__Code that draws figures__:
------------------------------------------------------------
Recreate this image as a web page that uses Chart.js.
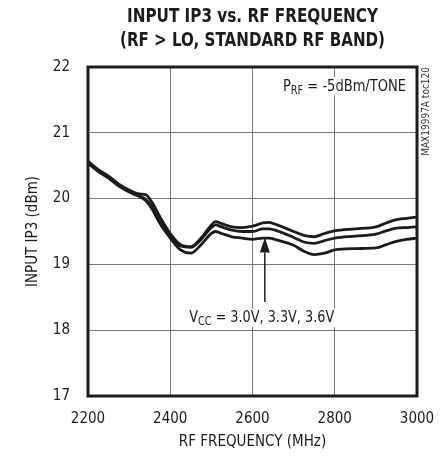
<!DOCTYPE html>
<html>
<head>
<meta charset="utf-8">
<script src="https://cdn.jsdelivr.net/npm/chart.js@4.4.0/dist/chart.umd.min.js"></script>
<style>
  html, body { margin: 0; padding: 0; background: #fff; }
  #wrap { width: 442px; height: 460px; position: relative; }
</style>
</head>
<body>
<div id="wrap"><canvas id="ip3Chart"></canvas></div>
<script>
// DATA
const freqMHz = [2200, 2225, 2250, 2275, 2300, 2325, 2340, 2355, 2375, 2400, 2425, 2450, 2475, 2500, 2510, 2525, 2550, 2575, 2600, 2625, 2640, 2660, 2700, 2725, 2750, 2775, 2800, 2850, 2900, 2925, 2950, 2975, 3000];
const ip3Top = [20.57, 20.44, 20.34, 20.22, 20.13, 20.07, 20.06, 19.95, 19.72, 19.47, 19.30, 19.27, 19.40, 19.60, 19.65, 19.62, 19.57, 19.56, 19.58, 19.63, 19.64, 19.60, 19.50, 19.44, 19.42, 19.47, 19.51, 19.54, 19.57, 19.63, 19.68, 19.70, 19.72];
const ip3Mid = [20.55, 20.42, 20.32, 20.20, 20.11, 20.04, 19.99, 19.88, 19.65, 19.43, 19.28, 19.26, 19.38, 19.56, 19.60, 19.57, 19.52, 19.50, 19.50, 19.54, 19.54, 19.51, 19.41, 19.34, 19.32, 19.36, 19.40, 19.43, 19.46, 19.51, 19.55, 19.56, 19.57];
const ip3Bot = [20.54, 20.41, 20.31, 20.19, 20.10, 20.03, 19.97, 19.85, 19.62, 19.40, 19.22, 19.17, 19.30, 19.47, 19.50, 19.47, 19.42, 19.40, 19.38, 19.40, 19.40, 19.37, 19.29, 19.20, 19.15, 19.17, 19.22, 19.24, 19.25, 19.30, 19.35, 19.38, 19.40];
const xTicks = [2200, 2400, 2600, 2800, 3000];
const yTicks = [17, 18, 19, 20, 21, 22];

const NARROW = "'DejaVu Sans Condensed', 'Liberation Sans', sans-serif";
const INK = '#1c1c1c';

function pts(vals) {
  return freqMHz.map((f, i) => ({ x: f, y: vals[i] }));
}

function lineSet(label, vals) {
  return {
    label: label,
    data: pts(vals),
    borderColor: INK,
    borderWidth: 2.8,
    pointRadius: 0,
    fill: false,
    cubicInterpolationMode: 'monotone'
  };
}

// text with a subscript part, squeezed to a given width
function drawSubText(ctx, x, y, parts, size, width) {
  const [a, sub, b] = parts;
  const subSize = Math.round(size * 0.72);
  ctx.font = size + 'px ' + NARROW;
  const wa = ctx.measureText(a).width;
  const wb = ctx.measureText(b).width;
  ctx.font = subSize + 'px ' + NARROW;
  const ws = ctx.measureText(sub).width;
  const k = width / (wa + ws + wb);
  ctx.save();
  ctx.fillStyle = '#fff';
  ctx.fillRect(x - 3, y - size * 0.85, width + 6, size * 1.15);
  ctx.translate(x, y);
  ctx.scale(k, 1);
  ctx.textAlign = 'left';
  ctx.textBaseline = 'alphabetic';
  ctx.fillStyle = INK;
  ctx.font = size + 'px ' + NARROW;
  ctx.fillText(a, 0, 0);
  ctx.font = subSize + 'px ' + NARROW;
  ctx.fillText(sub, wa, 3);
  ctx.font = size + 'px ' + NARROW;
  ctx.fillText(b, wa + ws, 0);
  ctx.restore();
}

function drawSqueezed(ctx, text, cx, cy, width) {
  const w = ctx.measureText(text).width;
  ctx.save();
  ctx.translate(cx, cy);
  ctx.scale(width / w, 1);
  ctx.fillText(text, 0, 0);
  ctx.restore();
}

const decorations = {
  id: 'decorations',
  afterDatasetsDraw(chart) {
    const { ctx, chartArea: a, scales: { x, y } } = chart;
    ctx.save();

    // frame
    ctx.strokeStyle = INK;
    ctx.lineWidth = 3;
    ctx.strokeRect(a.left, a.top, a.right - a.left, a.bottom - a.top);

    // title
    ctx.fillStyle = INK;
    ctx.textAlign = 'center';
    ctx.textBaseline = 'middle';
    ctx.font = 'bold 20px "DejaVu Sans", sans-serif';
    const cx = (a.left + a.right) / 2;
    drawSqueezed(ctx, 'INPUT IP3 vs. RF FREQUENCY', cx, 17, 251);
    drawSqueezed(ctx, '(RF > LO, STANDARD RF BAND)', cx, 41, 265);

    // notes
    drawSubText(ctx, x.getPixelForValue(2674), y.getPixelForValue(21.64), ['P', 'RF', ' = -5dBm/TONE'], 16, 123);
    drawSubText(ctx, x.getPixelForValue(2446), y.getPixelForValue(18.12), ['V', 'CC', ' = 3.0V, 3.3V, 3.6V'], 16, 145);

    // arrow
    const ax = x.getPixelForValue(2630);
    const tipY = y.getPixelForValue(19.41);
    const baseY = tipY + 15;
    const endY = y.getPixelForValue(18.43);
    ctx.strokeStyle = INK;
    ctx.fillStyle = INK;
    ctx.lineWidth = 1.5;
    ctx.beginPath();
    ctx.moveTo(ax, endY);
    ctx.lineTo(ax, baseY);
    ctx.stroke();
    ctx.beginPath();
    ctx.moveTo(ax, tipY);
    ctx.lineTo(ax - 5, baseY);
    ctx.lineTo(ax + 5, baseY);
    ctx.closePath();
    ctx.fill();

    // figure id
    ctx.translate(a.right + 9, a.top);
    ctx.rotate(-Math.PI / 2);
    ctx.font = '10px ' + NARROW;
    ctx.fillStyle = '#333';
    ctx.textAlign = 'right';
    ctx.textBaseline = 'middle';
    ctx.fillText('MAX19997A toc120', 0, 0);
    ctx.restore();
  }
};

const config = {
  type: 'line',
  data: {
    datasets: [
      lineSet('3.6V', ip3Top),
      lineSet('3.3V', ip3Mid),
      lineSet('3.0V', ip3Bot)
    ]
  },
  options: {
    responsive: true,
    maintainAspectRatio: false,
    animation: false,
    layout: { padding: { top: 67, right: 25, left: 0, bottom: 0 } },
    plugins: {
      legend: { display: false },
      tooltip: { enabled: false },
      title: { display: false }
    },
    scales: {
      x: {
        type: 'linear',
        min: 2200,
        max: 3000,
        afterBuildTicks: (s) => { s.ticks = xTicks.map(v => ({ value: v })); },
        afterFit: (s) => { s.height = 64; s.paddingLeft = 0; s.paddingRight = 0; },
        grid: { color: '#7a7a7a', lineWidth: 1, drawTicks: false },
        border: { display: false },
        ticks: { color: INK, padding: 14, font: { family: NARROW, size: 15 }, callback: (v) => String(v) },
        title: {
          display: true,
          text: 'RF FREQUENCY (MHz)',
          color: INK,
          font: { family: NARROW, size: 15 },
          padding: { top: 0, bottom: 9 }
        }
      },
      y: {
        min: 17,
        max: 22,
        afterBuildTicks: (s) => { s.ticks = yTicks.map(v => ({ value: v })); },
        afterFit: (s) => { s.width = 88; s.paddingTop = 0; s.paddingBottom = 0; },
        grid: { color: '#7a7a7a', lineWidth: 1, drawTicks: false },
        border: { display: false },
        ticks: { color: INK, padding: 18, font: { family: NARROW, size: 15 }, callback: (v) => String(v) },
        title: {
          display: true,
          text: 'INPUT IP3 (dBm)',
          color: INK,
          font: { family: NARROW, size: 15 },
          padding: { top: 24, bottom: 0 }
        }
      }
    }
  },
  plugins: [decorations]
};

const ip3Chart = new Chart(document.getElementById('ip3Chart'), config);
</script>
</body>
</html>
------------------------------------------------------------
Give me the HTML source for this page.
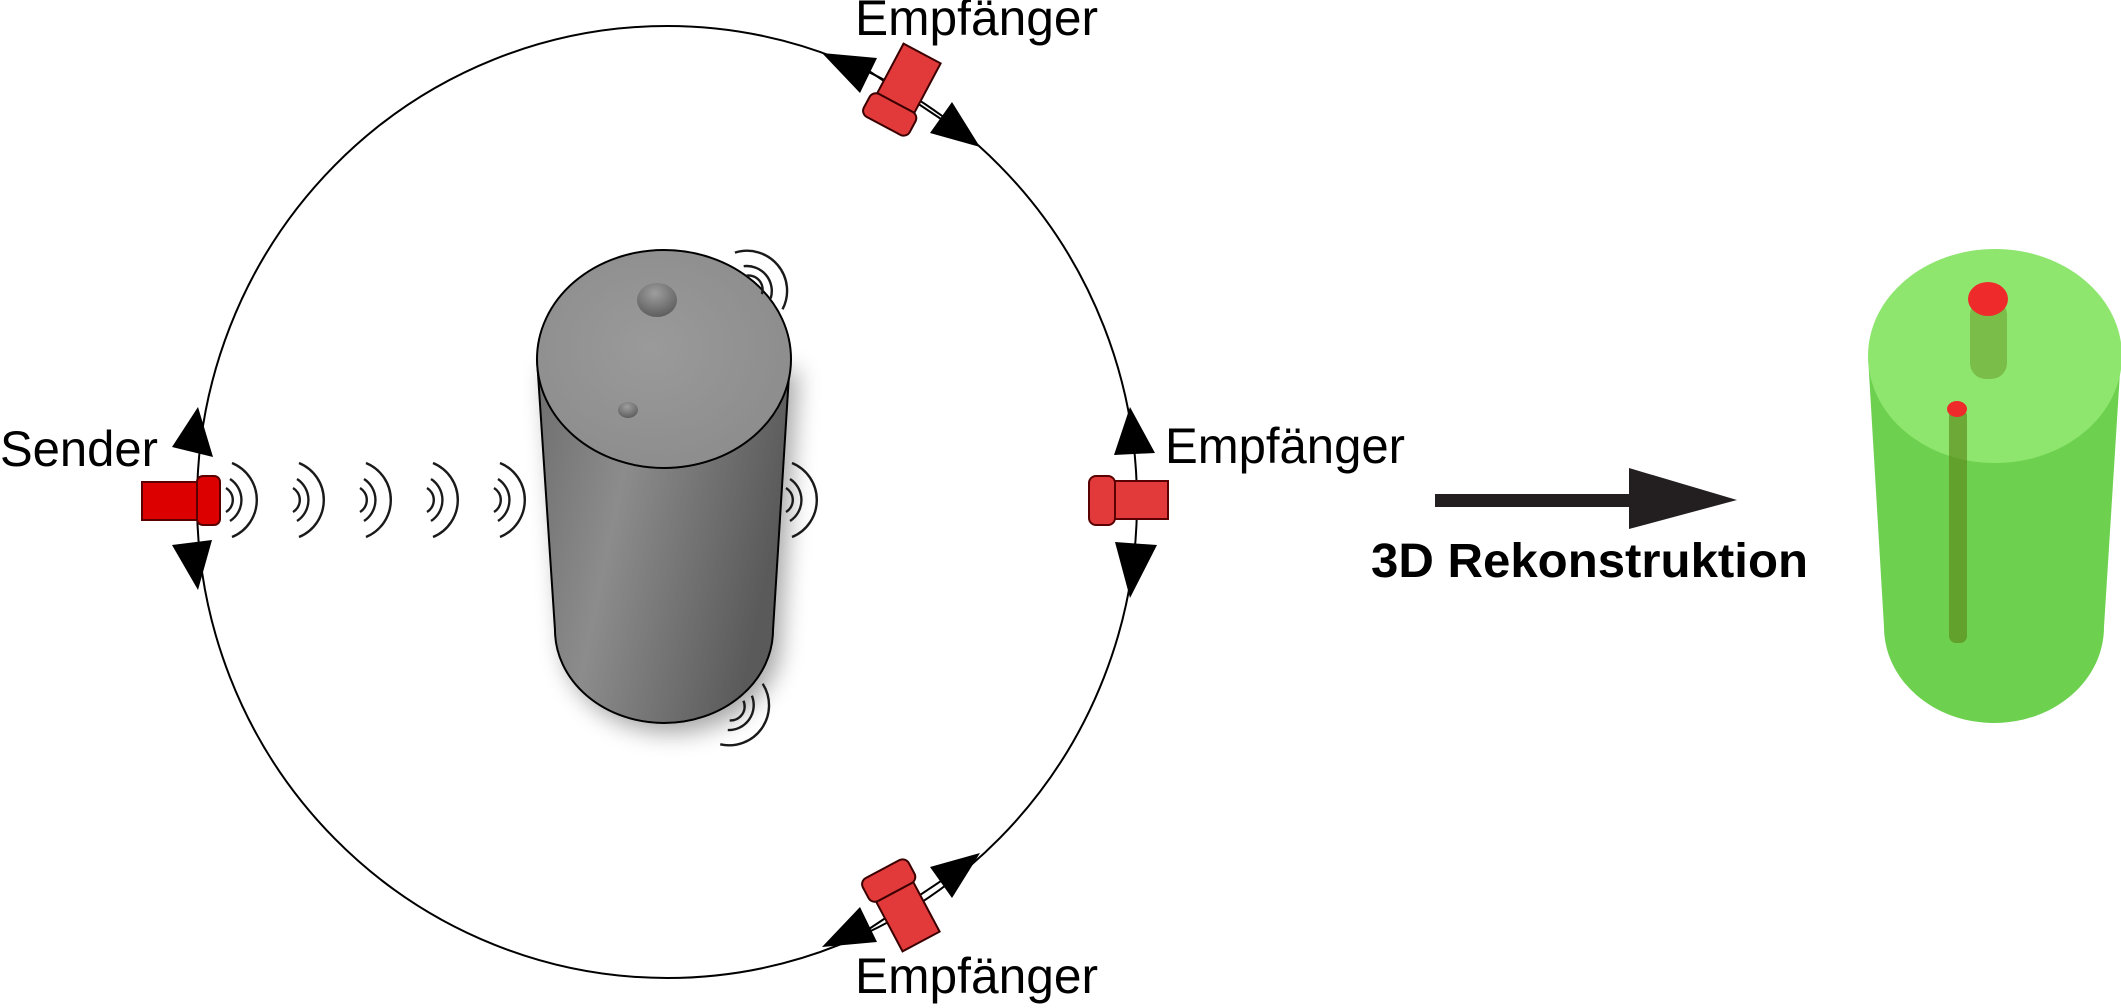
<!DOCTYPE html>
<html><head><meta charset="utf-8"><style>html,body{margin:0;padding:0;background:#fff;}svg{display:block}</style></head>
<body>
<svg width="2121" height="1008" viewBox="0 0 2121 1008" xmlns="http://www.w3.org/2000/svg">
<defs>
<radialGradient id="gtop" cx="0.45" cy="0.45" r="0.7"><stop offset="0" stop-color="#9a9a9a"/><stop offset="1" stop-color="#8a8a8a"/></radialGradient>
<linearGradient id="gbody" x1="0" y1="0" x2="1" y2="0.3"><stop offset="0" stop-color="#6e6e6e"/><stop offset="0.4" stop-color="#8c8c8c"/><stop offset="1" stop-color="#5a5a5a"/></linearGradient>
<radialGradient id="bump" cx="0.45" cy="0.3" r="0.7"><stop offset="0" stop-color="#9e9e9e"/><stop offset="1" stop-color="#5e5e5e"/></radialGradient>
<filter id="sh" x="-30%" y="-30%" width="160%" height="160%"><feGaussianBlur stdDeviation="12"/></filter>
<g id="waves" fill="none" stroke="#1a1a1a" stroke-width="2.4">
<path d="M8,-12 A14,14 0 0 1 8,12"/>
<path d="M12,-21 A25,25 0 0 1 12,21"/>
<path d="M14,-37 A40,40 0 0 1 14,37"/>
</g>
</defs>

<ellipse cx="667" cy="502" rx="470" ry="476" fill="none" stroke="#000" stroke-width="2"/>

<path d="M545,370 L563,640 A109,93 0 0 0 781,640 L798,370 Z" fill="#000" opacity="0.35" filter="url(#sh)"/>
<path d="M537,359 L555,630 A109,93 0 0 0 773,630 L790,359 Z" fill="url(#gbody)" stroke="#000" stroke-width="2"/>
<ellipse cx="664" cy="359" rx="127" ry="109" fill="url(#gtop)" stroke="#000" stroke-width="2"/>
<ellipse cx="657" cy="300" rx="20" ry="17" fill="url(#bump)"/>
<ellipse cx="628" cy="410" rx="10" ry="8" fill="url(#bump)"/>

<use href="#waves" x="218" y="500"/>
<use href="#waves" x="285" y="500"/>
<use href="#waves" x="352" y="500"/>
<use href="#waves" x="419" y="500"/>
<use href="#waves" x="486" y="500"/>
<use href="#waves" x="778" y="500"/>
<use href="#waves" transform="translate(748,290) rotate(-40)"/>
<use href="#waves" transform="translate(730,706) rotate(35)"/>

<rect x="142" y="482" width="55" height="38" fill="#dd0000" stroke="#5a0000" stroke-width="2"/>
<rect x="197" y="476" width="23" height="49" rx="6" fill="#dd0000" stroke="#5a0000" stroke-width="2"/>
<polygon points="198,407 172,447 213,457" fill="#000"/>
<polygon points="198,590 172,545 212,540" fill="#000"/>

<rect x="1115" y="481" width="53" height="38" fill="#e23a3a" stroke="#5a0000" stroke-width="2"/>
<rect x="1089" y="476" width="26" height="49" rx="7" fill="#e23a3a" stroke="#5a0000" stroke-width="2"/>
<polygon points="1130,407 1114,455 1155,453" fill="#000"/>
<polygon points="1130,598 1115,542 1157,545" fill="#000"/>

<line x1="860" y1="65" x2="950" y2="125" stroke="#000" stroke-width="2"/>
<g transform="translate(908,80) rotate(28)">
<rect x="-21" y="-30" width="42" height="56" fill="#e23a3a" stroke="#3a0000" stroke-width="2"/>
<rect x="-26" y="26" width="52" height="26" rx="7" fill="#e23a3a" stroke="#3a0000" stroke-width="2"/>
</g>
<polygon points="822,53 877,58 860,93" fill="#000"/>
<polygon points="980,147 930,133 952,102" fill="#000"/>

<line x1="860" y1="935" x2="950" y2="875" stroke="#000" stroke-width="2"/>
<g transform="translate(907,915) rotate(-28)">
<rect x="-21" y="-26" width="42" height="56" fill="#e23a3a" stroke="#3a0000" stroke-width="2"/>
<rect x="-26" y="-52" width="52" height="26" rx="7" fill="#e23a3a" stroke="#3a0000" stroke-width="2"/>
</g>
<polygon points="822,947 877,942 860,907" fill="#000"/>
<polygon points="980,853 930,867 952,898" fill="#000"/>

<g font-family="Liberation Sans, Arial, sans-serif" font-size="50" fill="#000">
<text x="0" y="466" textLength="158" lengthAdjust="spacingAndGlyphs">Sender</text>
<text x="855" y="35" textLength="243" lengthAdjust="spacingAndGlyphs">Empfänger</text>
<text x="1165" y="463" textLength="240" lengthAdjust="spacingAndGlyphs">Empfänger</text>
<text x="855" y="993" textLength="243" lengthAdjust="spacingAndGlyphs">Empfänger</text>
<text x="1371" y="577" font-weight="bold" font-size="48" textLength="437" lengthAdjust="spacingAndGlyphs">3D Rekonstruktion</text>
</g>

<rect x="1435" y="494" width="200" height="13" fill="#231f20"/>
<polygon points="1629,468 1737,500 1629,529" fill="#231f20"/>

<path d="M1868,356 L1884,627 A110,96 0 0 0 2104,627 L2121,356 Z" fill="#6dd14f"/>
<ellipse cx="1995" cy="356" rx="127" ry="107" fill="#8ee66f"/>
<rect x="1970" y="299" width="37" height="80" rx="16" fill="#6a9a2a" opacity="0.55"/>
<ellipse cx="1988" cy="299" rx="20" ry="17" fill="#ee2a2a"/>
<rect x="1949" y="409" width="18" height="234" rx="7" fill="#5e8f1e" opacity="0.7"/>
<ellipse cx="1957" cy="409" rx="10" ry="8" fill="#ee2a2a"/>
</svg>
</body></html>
------------------------------------------------------------
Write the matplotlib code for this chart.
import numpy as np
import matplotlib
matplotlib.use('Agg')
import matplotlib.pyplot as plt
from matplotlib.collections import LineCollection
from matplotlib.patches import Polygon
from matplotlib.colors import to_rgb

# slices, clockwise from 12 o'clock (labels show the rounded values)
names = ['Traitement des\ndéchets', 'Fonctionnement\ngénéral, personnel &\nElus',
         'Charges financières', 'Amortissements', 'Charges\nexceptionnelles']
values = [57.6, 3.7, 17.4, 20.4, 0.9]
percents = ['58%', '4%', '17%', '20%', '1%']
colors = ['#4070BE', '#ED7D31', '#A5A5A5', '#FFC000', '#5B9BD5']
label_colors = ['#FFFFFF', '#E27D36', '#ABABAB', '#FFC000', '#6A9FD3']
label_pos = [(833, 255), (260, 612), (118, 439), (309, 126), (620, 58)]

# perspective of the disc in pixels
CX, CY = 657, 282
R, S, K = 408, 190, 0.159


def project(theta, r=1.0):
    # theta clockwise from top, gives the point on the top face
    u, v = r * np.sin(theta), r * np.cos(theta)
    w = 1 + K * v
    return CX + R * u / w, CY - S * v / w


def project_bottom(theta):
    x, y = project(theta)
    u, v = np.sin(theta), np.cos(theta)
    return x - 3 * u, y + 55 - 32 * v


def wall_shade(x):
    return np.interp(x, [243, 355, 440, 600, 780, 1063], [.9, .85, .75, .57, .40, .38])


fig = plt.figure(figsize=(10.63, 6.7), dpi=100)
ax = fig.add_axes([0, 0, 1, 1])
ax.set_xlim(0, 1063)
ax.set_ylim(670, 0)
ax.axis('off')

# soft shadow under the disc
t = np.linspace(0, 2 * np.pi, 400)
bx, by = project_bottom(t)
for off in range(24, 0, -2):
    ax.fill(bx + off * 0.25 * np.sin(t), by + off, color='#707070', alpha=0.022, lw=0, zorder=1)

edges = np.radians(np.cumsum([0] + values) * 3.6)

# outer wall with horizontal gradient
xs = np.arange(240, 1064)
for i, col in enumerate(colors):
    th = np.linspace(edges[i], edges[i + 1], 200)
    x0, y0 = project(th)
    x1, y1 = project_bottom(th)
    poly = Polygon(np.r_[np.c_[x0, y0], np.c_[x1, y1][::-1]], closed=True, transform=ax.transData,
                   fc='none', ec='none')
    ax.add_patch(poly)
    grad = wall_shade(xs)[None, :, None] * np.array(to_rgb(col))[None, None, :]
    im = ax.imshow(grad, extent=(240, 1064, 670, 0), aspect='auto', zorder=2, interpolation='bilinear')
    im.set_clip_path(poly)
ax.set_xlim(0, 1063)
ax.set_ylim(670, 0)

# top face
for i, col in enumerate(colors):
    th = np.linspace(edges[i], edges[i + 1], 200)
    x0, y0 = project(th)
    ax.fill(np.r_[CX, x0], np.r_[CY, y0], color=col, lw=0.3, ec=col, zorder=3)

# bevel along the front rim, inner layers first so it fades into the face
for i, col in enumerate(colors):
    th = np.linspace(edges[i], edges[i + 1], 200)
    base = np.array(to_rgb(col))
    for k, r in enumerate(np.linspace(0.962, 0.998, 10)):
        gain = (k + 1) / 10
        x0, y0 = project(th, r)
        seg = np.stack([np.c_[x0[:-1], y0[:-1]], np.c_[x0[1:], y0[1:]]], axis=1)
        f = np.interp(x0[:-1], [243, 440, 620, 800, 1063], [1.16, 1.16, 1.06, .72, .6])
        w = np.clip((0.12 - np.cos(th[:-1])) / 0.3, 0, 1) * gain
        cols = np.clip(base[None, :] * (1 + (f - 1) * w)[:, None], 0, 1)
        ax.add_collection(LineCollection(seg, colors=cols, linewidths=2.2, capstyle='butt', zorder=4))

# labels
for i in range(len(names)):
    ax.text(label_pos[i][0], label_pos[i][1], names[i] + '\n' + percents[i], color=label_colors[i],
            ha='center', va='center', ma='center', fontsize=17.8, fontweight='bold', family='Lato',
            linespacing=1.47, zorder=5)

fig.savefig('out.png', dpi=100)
------------------------------------------------------------
__Exercise__: Above are the records. Copy only the lines from the one with "Recreate this image" through the one with "const yTicks = [17, 18, 19, 20, 21, 22];", exactly, with no pictures.

__Exercise output__:
Recreate this image as a web page that uses Chart.js.
<!DOCTYPE html>
<html>
<head>
<meta charset="utf-8">
<script src="https://cdn.jsdelivr.net/npm/chart.js@4.4.0/dist/chart.umd.min.js"></script>
<style>
  html, body { margin: 0; padding: 0; background: #fff; }
  #wrap { width: 442px; height: 460px; position: relative; }
</style>
</head>
<body>
<div id="wrap"><canvas id="ip3Chart"></canvas></div>
<script>
// DATA
const freqMHz = [2200, 2225, 2250, 2275, 2300, 2325, 2340, 2355, 2375, 2400, 2425, 2450, 2475, 2500, 2510, 2525, 2550, 2575, 2600, 2625, 2640, 2660, 2700, 2725, 2750, 2775, 2800, 2850, 2900, 2925, 2950, 2975, 3000];
const ip3Top = [20.57, 20.44, 20.34, 20.22, 20.13, 20.07, 20.06, 19.95, 19.72, 19.47, 19.30, 19.27, 19.40, 19.60, 19.65, 19.62, 19.57, 19.56, 19.58, 19.63, 19.64, 19.60, 19.50, 19.44, 19.42, 19.47, 19.51, 19.54, 19.57, 19.63, 19.68, 19.70, 19.72];
const ip3Mid = [20.55, 20.42, 20.32, 20.20, 20.11, 20.04, 19.99, 19.88, 19.65, 19.43, 19.28, 19.26, 19.38, 19.56, 19.60, 19.57, 19.52, 19.50, 19.50, 19.54, 19.54, 19.51, 19.41, 19.34, 19.32, 19.36, 19.40, 19.43, 19.46, 19.51, 19.55, 19.56, 19.57];
const ip3Bot = [20.54, 20.41, 20.31, 20.19, 20.10, 20.03, 19.97, 19.85, 19.62, 19.40, 19.22, 19.17, 19.30, 19.47, 19.50, 19.47, 19.42, 19.40, 19.38, 19.40, 19.40, 19.37, 19.29, 19.20, 19.15, 19.17, 19.22, 19.24, 19.25, 19.30, 19.35, 19.38, 19.40];
const xTicks = [2200, 2400, 2600, 2800, 3000];
const yTicks = [17, 18, 19, 20, 21, 22];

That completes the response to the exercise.